> _What you have to do_
Only the pictures are omitted; repeat all other data exactly.

::::

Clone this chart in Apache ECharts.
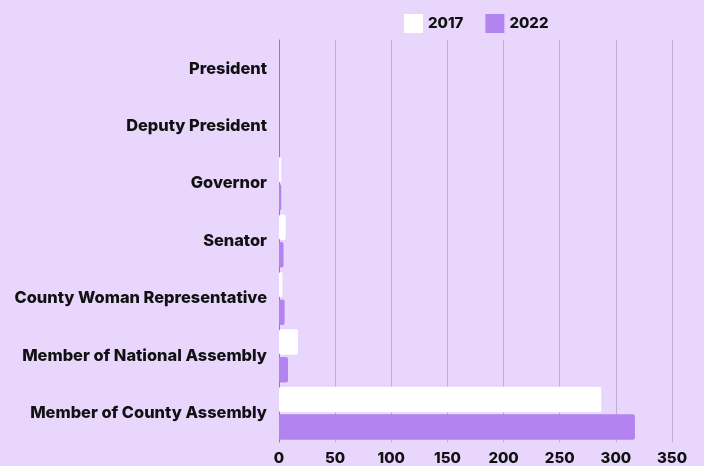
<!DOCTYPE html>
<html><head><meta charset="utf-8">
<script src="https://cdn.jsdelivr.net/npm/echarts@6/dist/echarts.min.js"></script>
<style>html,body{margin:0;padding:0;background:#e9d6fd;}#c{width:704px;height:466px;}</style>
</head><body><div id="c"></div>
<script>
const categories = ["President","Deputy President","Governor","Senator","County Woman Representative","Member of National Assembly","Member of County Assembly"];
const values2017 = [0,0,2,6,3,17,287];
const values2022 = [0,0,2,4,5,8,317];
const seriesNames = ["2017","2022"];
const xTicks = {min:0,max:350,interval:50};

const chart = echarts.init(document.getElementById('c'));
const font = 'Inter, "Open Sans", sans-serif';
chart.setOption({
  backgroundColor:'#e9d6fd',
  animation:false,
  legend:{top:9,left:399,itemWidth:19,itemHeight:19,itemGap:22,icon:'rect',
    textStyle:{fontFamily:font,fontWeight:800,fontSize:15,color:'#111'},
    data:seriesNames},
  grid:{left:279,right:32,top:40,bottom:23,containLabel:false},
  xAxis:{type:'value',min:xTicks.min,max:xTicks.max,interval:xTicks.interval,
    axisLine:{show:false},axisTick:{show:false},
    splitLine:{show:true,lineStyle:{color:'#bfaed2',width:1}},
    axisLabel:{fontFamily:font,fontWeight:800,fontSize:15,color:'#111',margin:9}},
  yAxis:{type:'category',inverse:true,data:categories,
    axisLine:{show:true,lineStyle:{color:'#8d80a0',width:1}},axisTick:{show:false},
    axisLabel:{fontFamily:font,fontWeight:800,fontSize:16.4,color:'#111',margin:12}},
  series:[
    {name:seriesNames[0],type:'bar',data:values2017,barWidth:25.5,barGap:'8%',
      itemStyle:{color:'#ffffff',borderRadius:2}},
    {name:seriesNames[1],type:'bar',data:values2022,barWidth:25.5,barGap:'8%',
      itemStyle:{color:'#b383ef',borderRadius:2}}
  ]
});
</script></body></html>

::::

> _Task output_
Clone this chart in Apache ECharts.
<!DOCTYPE html>
<html><head><meta charset="utf-8">
<script src="https://cdn.jsdelivr.net/npm/echarts@6/dist/echarts.min.js"></script>
<style>html,body{margin:0;padding:0;background:#e9d6fd;}#c{width:704px;height:466px;}</style>
</head><body><div id="c"></div>
<script>
const categories = ["President","Deputy President","Governor","Senator","County Woman Representative","Member of National Assembly","Member of County Assembly"];
const values2017 = [0,0,2,6,3,17,287];
const values2022 = [0,0,2,4,5,8,317];
const seriesNames = ["2017","2022"];
const xTicks = {min:0,max:350,interval:50};

const chart = echarts.init(document.getElementById('c'));
const font = 'Inter, "Open Sans", sans-serif';
chart.setOption({
  backgroundColor:'#e9d6fd',
  animation:false,
  legend:{top:9,left:399,itemWidth:19,itemHeight:19,itemGap:22,icon:'rect',
    textStyle:{fontFamily:font,fontWeight:800,fontSize:15,color:'#111'},
    data:seriesNames},
  grid:{left:279,right:32,top:40,bottom:23,containLabel:false},
  xAxis:{type:'value',min:xTicks.min,max:xTicks.max,interval:xTicks.interval,
    axisLine:{show:false},axisTick:{show:false},
    splitLine:{show:true,lineStyle:{color:'#bfaed2',width:1}},
    axisLabel:{fontFamily:font,fontWeight:800,fontSize:15,color:'#111',margin:9}},
  yAxis:{type:'category',inverse:true,data:categories,
    axisLine:{show:true,lineStyle:{color:'#8d80a0',width:1}},axisTick:{show:false},
    axisLabel:{fontFamily:font,fontWeight:800,fontSize:16.4,color:'#111',margin:12}},
  series:[
    {name:seriesNames[0],type:'bar',data:values2017,barWidth:25.5,barGap:'8%',
      itemStyle:{color:'#ffffff',borderRadius:2}},
    {name:seriesNames[1],type:'bar',data:values2022,barWidth:25.5,barGap:'8%',
      itemStyle:{color:'#b383ef',borderRadius:2}}
  ]
});
</script></body></html>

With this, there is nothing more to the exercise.